Sunday 8 February 2015

Recipe: Speculoos Spread (Lotus Biscoff Spread) Ice Cream

First of all, to those who have not come across this delicious joy of a spread, for a while I was only able to lay my hands on it thanks to a friend in the Netherlands and an aunt in France. However, now it is available in the UK (sorry US peeps, I am not sure it is available in your neck of the woods).

I have included piccies of the jars; the first two are the UK branding (crunchie and smooth) and the third is the continental branding of the smooth version. As you can see they are easy to spot.

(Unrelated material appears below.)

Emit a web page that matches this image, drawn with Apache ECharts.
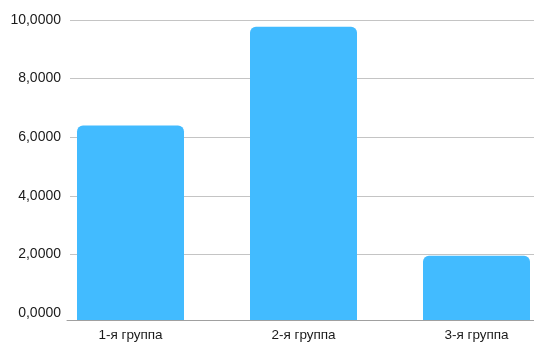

You know those caramelised biscuits you get in the little wrappers with coffee in restaurants at the end of the meal, this spread is those, mushed up into an incredibly delicious peanut butter type affair. It is best eaten off a spoon IMHO or spread between two lotus biscuits if you're feeling particularly decadent ;).

Of course, now that I have an ice cream maker I had to try and make Speculoos ice cream. I've had it in the Netherlands before and it was divine, so I decided to have a go. I took two existing ice cream recipes and combined bits of them to make what did turn out to be rather delicious ice cream :).

Lots of recipes have a custard base, but I have found this one to make a very creamy, but lighter texture ice cream. The semi-skimmed milk helps to lift it.

Equipment

Ingredients
  • 250ml (1 cup) semi-skimmed milk (skim milk)
  • 300ml (1 1/4 cup) double cream (heavy cream)
  • 50g (1/4 cup) caster sugar (superfine)
  • 1/2 tsp salt
  • 1 tsp vanilla extract
  • 200g (1 cup) Speculoos/Biscoff spread (I used smooth, but crunchy would be fine, just leave out some of the biscuits below)
  • 8 lotus biscuits (optional)
Instructions
  1. Place all the ingredients except the lotus biscuits into the pyrex jug.
  2. Mix carefully with the small whisk - you are not trying to whisk the cream, just break down the spread so it mixes with the other ingredients so take it slowly. The mixture will go golden in colour and you will still see bits in it, especially if you decide to use the crunchy version of the spread.
  3. Place the mixture in the fridge for at least 30 mins to chill.
  4. Break up the lotus biscuits into pieces (they will break down more during churning, so do not make them too small - most of mine vanished :)) and place in a bag in the fridge to chill.
  5. My ice cream maker works best if I turn it on 10 mins before using, but check your manufacturer's instructions and turn it on when required.
  6. Pour in your mixture, making sure not to fill it more than 2/3rd (60%) full because ice cream expands as it chills.
  7. Set the timer for as long as your machine recommends - for me it was 25 mins with this recipe.
  8. After 10 mins of churning, add the broken biscuits.
  9. When churning is complete (the ice cream should be firm and it should be of a uniform colour) remove it from the machine to the container in which you are going to keep it and put it in the freezer. It will take between 2-4 hrs to finish freezing.
When you are ready to serve remove the ice cream 10 mins before it is required.